Sir Richard Sutton, 1st Baronet (31 July 1733 – 10 January 1802), of Norwood Park in Nottinghamshire, was an English Member of Parliament.

Sutton was the younger son of the Right Honourable Sir Robert Sutton, KB, MP, politician and diplomat, and Judith Tichborne, previously the third wife and widow of Charles Spencer, 3rd Earl of Sunderland. He was a great-grandson of Henry Sutton, younger brother of Robert Sutton, 1st Baron Lexinton (which peerage became extinct in 1723). The Sutton baronets were thus distantly related to the dukes of Rutland, who were descended from the marriage of the 3rd Duke to the Honourable Bridget Sutton, heiress of Robert Sutton, 2nd Baron Lexinton.

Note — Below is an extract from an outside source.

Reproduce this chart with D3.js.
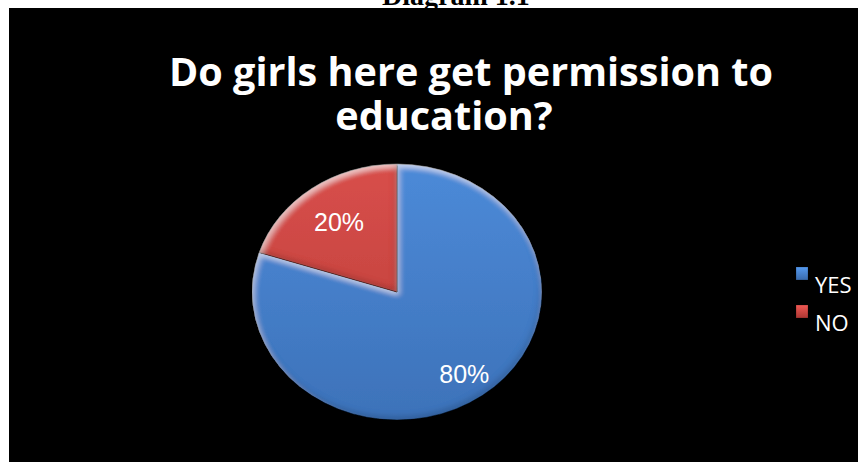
<!DOCTYPE html>
<html>
<head>
<meta charset="utf-8">
<script src="https://cdn.jsdelivr.net/npm/d3@7/dist/d3.min.js"></script>
<style>
  html, body { margin: 0; padding: 0; background: #fff; }
  svg { display: block; }
</style>
</head>
<body>
<script>
// Survey answers
const categories = ["YES", "NO"];
const values = [80, 20];
const labels = ["80%", "20%"];
const titleLines = ["Do girls here get permission to", "education?"];
const caption = "Diagram 1.1";

const W = 859, H = 462;
const svg = d3.select("body").append("svg").attr("width", W).attr("height", H);

const colors = d3.scaleOrdinal().domain(categories).range(["blue", "red"]);
const shades = {
  blue: ["#4c8ad8", "#3d72b9"],
  red:  ["#d84f4b", "#b93b37"]
};

const defs = svg.append("defs");

// Soft bevel: light rim on the upper-left, dark rim on the lower-right
const bevel = defs.append("filter").attr("id", "bevel")
  .attr("x", "-10%").attr("y", "-10%").attr("width", "120%").attr("height", "120%");
bevel.append("feGaussianBlur").attr("in", "SourceAlpha").attr("stdDeviation", 3).attr("result", "blur");
bevel.append("feOffset").attr("in", "blur").attr("dx", 2).attr("dy", 4).attr("result", "offA");
bevel.append("feComposite").attr("in", "SourceAlpha").attr("in2", "offA")
  .attr("operator", "arithmetic").attr("k2", 1).attr("k3", -1).attr("result", "rimA");
bevel.append("feFlood").attr("flood-color", "#ffffff").attr("flood-opacity", 0.5).attr("result", "white");
bevel.append("feComposite").attr("in", "white").attr("in2", "rimA").attr("operator", "in").attr("result", "hl");
bevel.append("feOffset").attr("in", "blur").attr("dx", -2).attr("dy", -4).attr("result", "offB");
bevel.append("feComposite").attr("in", "SourceAlpha").attr("in2", "offB")
  .attr("operator", "arithmetic").attr("k2", 1).attr("k3", -1).attr("result", "rimB");
bevel.append("feFlood").attr("flood-color", "#000000").attr("flood-opacity", 0.3).attr("result", "black");
bevel.append("feComposite").attr("in", "black").attr("in2", "rimB").attr("operator", "in").attr("result", "sh");
const merge = bevel.append("feMerge");
merge.append("feMergeNode").attr("in", "SourceGraphic");
merge.append("feMergeNode").attr("in", "hl");
merge.append("feMergeNode").attr("in", "sh");

// Chart background
svg.append("rect").attr("x", 9).attr("y", 8).attr("width", W - 10).attr("height", H - 8).attr("fill", "#000");

// Caption above the chart area (its top runs off the page)
svg.append("text")
  .attr("x", 456).attr("y", 5)
  .attr("text-anchor", "middle")
  .attr("font-family", "'Liberation Serif', 'Times New Roman', serif")
  .attr("font-weight", "bold")
  .attr("font-size", 28)
  .attr("fill", "#000")
  .text(caption);

// Title
const titlePos = [[471, 86], [444, 130]];
svg.append("g").selectAll("text").data(titleLines).join("text")
  .attr("x", (d, i) => titlePos[i][0])
  .attr("y", (d, i) => titlePos[i][1])
  .attr("text-anchor", "middle")
  .attr("font-family", "'Open Sans', sans-serif")
  .attr("font-weight", "bold")
  .attr("font-size", 39.6)
  .attr("fill", "#fff")
  .text(d => d);

// Pie (slightly flattened ellipse)
const cx = 397, cy = 292, rx = 145, ry = 128;
const pie = d3.pie().sort(null).value(d => d.value);
const data = categories.map((c, i) => ({ cat: c, value: values[i], label: labels[i] }));
const arcs = pie(data);
const arc = d3.arc().innerRadius(0).outerRadius(rx);

categories.forEach(c => {
  const key = colors(c);
  const g = defs.append("linearGradient").attr("id", "grad-" + key)
    .attr("gradientUnits", "userSpaceOnUse")
    .attr("x1", 0).attr("y1", -rx).attr("x2", 0).attr("y2", rx);
  g.append("stop").attr("offset", "0%").attr("stop-color", shades[key][0]);
  g.append("stop").attr("offset", "100%").attr("stop-color", shades[key][1]);
});

const pieG = svg.append("g").attr("transform", `translate(${cx},${cy}) scale(1,${ry / rx})`);
pieG.selectAll("path").data(arcs).join("path")
  .attr("d", arc)
  .attr("fill", d => `url(#grad-${colors(d.data.cat)})`)
  .attr("stroke", "rgba(0,0,0,0.45)")
  .attr("stroke-width", 1)
  .attr("filter", "url(#bevel)");

// Percentage labels inside the slices
const labelArcR = d => (d.data.value > 50 ? 0.79 : 0.68) * rx;
svg.append("g").attr("transform", `translate(${cx},${cy})`)
  .selectAll("text").data(arcs).join("text")
  .attr("x", d => { const a = (d.startAngle + d.endAngle) / 2; return Math.sin(a) * labelArcR(d); })
  .attr("y", d => { const a = (d.startAngle + d.endAngle) / 2; return -Math.cos(a) * labelArcR(d) * ry / rx; })
  .attr("dy", "0.36em")
  .attr("text-anchor", "middle")
  .attr("font-family", "'Liberation Sans', Arial, sans-serif")
  .attr("font-size", 25)
  .attr("fill", "#fff")
  .text(d => d.data.label);

// Legend
const legend = svg.append("g").attr("transform", "translate(796,267)");
const item = legend.selectAll("g").data(categories).join("g")
  .attr("transform", (d, i) => `translate(0,${i * 38})`);
categories.forEach(c => {
  const key = colors(c);
  const g = defs.append("linearGradient").attr("id", "lg-" + key)
    .attr("x1", 0).attr("y1", 0).attr("x2", 0).attr("y2", 1);
  g.append("stop").attr("offset", "0%").attr("stop-color", d3.color(shades[key][0]).brighter(0.3));
  g.append("stop").attr("offset", "100%").attr("stop-color", d3.color(shades[key][1]).darker(0.2));
});
item.append("rect")
  .attr("width", 12).attr("height", 13)
  .attr("fill", d => `url(#lg-${colors(d)})`)
  .attr("stroke", "rgba(0,0,0,0.4)")
  .attr("stroke-width", 0.5);
item.append("text")
  .attr("x", 19).attr("y", 26)
  .attr("font-family", "'Open Sans', sans-serif")
  .attr("font-size", 22)
  .attr("fill", "#fff")
  .text(d => d);
</script>
</body>
</html>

Sutton was educated at Westminster School and Trinity College, Cambridge, and trained as a lawyer, being admitted to the Middle Temple in 1754, then admitted to the Inner Temple and called to the bar in 1759. He was appointed Recorder of St. Albans on 24 November 1763 by John Spencer, 1st Earl Spencer.

In July 1766 Sutton was selected by William Petty, 2nd Earl of Shelburne, the Southern Secretary, to serve as an Under-Secretary of State in his department. He then served under William Nassau de Zuylestein, 4th Earl of Rochford, the Northern Secretary, from October 1768 to December 1770, before following him back to the Southern department.